Dublin City
DUBLIN, the metropolis of Ireland, and a city and county of itself, in the province of LEINSTER, situated in 53° 21' (N. Lat.) and 6° 17' (W. Lon.), 339 miles (N. W.) from London; containing, in 1831, 265,316 inhabitants, of which number, 204,155 are within the boundary of the civic jurisdiction, and the remainder in the county of Dublin.
The existence of this city, under the name of the city Eblana, was first noticed by Ptolemy, the Roman geographer, who lived about the year 140. Shortly after it is mentioned by the native historians, as being fixed on as the eastern boundary of a line of demarcation drawn westwards across the island to Galway, for the purpose of putting an end to a war between two rival monarchs, Con-Cead-Cathach, King of Ireland, and Mogha Nuagad, King of Munster; the portion of the island to the north of the boundary line being assigned to the former, the southern portion to the latter, of the contending parties. The city originally occupied the summit of the elevated ridge that now forms its central portion, extending from the Castle westwards towards Kilmainham, and was at first called by the native Irish Drom-Col-Coille, or the "Hill of Hazel wood," from the number of trees of that species which grew on it.

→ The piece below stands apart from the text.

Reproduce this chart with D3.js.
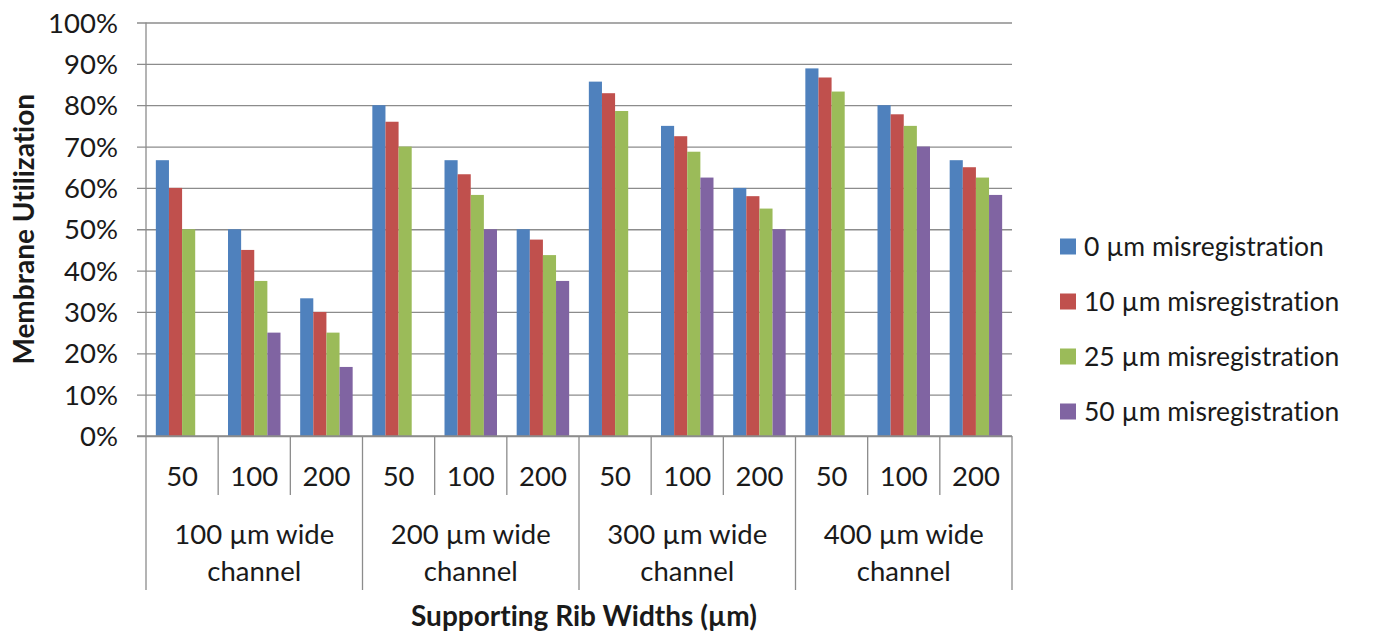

The correctness of this conjecture as to the origin of the name is confirmed by the fact that, on clearing away the foundations of the old chapel royal in the castle, some years since, to prepare for the erection of the beautiful structure that now supplies its place, they were ascertained to have been laid on piles of hazelwood. Another ancient name, still retained by the natives, is Bally-Ath-Cliath-Duibhlinne, the "Town of the Ford of Hurdles on the Blackwater," given to it in consequence of the people having access to the river by means of hurdles laid over its marshy borders, before it was embanked. By the Danish settlers in the district of Fingal, to the north of the city, it was called Divelin, and by the Welsh it is still called Dinas Dulin.